Everlyn Nicodemus

SILENT STRENGTH NO. 54

1990
oil on canvas
27 1/2 x 33 1/2 inches

My series Silent Strength is about FREEDOM. And where better to reclaim freedoms than with my own body? Free and unrestricted. Using my body and curves as a point of departure offered a new beginning. Does there exist in the animal kingdom a shapely, curved beauty more beautiful than a woman’s body? […] There is a silent strength among us that is required in order to brave the struggles contemporary women are confronted with, especially women from minority communities who have been written out of history in so many ways. – Everlyn Nicodemus

Everlyn Nicodemus’ paintings, drawings, collaged books, and poetry reflect her diasporic life and her experiences of racism and trauma.
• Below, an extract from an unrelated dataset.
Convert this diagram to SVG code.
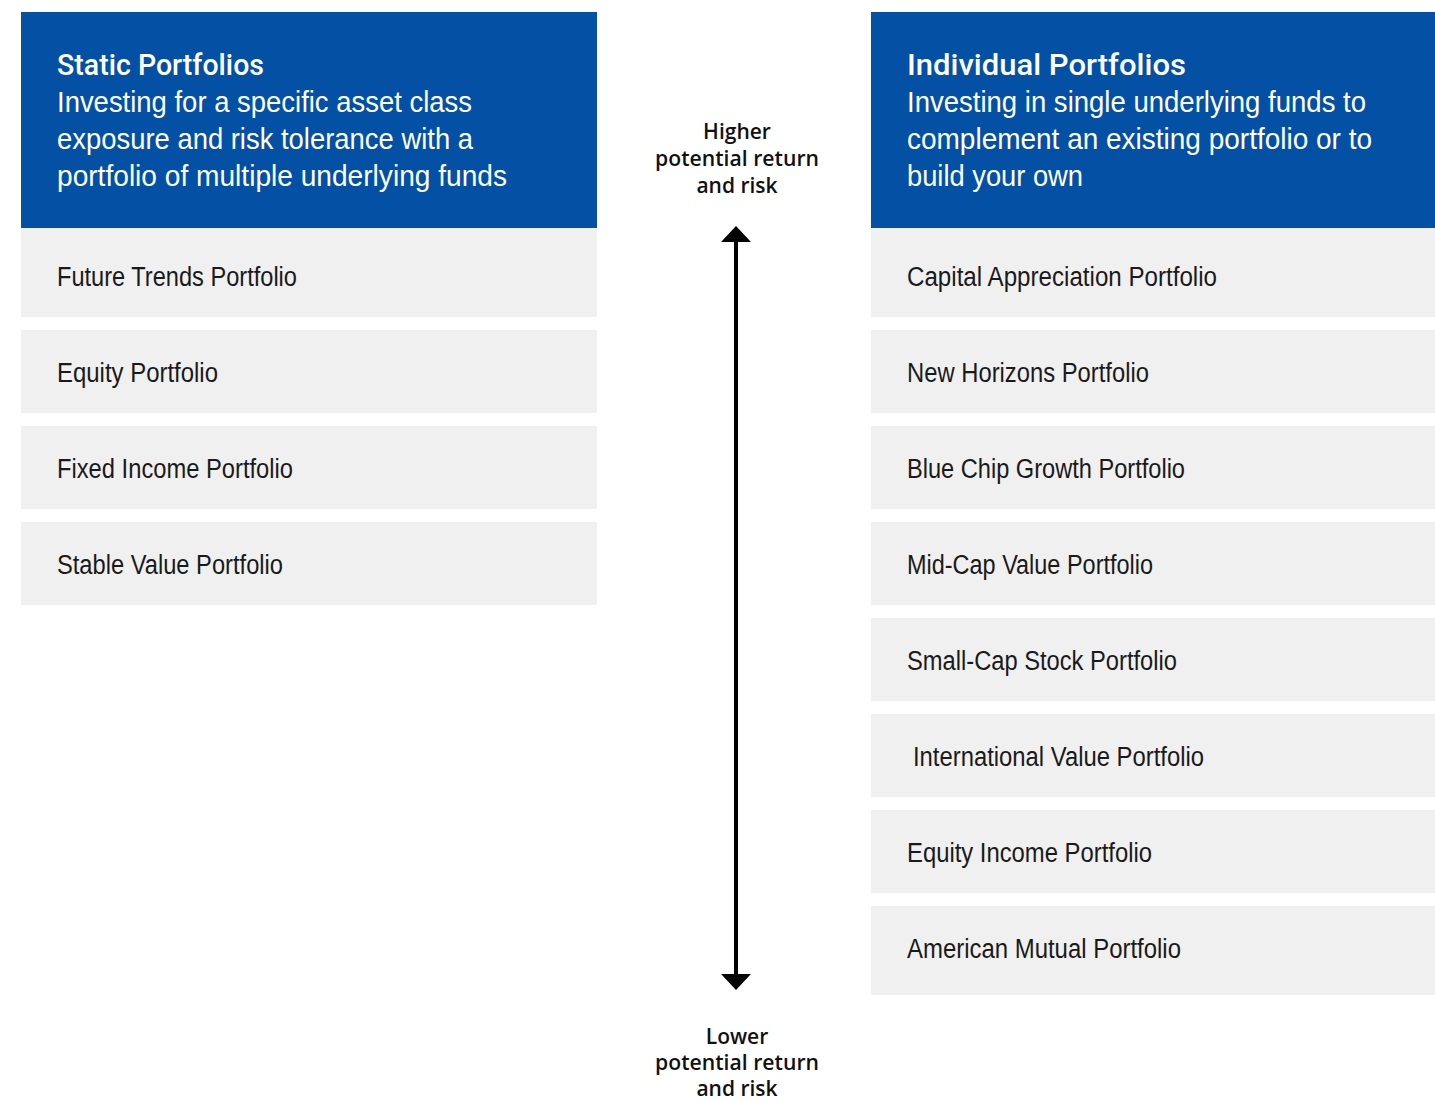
<svg xmlns="http://www.w3.org/2000/svg" width="1435" height="1101" viewBox="0 0 1435 1101">
<style>
.hdr{fill:#0450A4}
.box{fill:#F0F0F0}
.ttl{font-family:Roboto,"Liberation Sans",Arial,sans-serif;font-size:30px;font-weight:500;fill:#fff}
.sub{font-family:"Liberation Sans",Arial,sans-serif;font-size:29px;fill:#fff}
.item{font-family:"Liberation Sans",Arial,sans-serif;font-size:27px;fill:#1a1a1a}
.axis{font-family:"Open Sans","Liberation Sans",Arial,sans-serif;font-size:21px;font-weight:600;fill:#111;text-anchor:middle}
</style>
<rect width="1435" height="1101" fill="#fff"/>

<g id="static-header">
<rect class="hdr" x="21" y="12" width="576" height="216"/>
<text class="ttl" x="57" y="75" textLength="207" lengthAdjust="spacingAndGlyphs">Static Portfolios</text>
<text class="sub" x="57" y="112" textLength="415" lengthAdjust="spacingAndGlyphs">Investing for a specific asset class</text>
<text class="sub" x="57" y="149" textLength="416" lengthAdjust="spacingAndGlyphs">exposure and risk tolerance with a</text>
<text class="sub" x="57" y="186" textLength="450" lengthAdjust="spacingAndGlyphs">portfolio of multiple underlying funds</text>
</g>
<g id="static-future-trends"><rect class="box" x="21" y="228" width="576" height="89"/><text class="item" x="57" y="286" textLength="240" lengthAdjust="spacingAndGlyphs">Future Trends Portfolio</text></g>
<g id="static-equity"><rect class="box" x="21" y="330" width="576" height="83"/><text class="item" x="57" y="382" textLength="161" lengthAdjust="spacingAndGlyphs">Equity Portfolio</text></g>
<g id="static-fixed-income"><rect class="box" x="21" y="426" width="576" height="83"/><text class="item" x="57" y="478" textLength="236" lengthAdjust="spacingAndGlyphs">Fixed Income Portfolio</text></g>
<g id="static-stable-value"><rect class="box" x="21" y="522" width="576" height="83"/><text class="item" x="57" y="574" textLength="226" lengthAdjust="spacingAndGlyphs">Stable Value Portfolio</text></g>

<g id="individual-header">
<rect class="hdr" x="871" y="12" width="564" height="216"/>
<text class="ttl" x="907" y="75" textLength="279" lengthAdjust="spacingAndGlyphs">Individual Portfolios</text>
<text class="sub" x="907" y="112" textLength="459" lengthAdjust="spacingAndGlyphs">Investing in single underlying funds to</text>
<text class="sub" x="907" y="149" textLength="465" lengthAdjust="spacingAndGlyphs">complement an existing portfolio or to</text>
<text class="sub" x="907" y="186" textLength="176" lengthAdjust="spacingAndGlyphs">build your own</text>
</g>
<g id="ind-capital-appreciation"><rect class="box" x="871" y="228" width="564" height="89"/><text class="item" x="907" y="286" textLength="310" lengthAdjust="spacingAndGlyphs">Capital Appreciation Portfolio</text></g>
<g id="ind-new-horizons"><rect class="box" x="871" y="330" width="564" height="83"/><text class="item" x="907" y="382" textLength="242" lengthAdjust="spacingAndGlyphs">New Horizons Portfolio</text></g>
<g id="ind-blue-chip"><rect class="box" x="871" y="426" width="564" height="83"/><text class="item" x="907" y="478" textLength="278" lengthAdjust="spacingAndGlyphs">Blue Chip Growth Portfolio</text></g>
<g id="ind-mid-cap"><rect class="box" x="871" y="522" width="564" height="83"/><text class="item" x="907" y="574" textLength="246" lengthAdjust="spacingAndGlyphs">Mid-Cap Value Portfolio</text></g>
<g id="ind-small-cap"><rect class="box" x="871" y="618" width="564" height="83"/><text class="item" x="907" y="670" textLength="270" lengthAdjust="spacingAndGlyphs">Small-Cap Stock Portfolio</text></g>
<g id="ind-international"><rect class="box" x="871" y="714" width="564" height="83"/><text class="item" x="913" y="766" textLength="291" lengthAdjust="spacingAndGlyphs">International Value Portfolio</text></g>
<g id="ind-equity-income"><rect class="box" x="871" y="810" width="564" height="83"/><text class="item" x="907" y="862" textLength="245" lengthAdjust="spacingAndGlyphs">Equity Income Portfolio</text></g>
<g id="ind-american-mutual"><rect class="box" x="871" y="906" width="564" height="89"/><text class="item" x="907" y="958" textLength="274" lengthAdjust="spacingAndGlyphs">American Mutual Portfolio</text></g>

<g id="label-higher">
<text class="axis" x="737" y="139">Higher</text>
<text class="axis" x="737" y="166" textLength="164" lengthAdjust="spacingAndGlyphs">potential return</text>
<text class="axis" x="737" y="193">and risk</text>
</g>
<g id="label-lower">
<text class="axis" x="737" y="1044">Lower</text>
<text class="axis" x="737" y="1070" textLength="164" lengthAdjust="spacingAndGlyphs">potential return</text>
<text class="axis" x="737" y="1096">and risk</text>
</g>

<g id="connectors">
<line x1="736" y1="242" x2="736" y2="974" stroke="#000" stroke-width="4"/>
<path d="M736,226 L751,242 L721,242 Z" fill="#000"/>
<path d="M736,990 L751,974 L721,974 Z" fill="#000"/>
</g>
</svg>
This work is from her Silent Strength series that explores the triumph of the human spirit over authority. In it, an authoritarian figure (the floating head on the screen) watches over three women rendered in the artist’s motif of flowing lines “where borders and boundaries are reimagined.” An artist, art historian, and writer, Nicodemus was born in Kilimanjaro, Tanzania. She moved across Europe (living in Sweden, France, and Belgium) before she settled in Edinburgh, Scotland. Her research and travels have led her to make work that investigates trauma and violence, notably her 52-foot-long scroll documenting genocides and ethnic cleansings throughout history, Reference Scroll on Genocide, Massacres and Ethnic Cleansing, from 2004. Her work has been included in group exhibitions throughout the world, and she received a PhD with her text African Modern Art and Black Cultural Trauma from Middlesex University in 2012.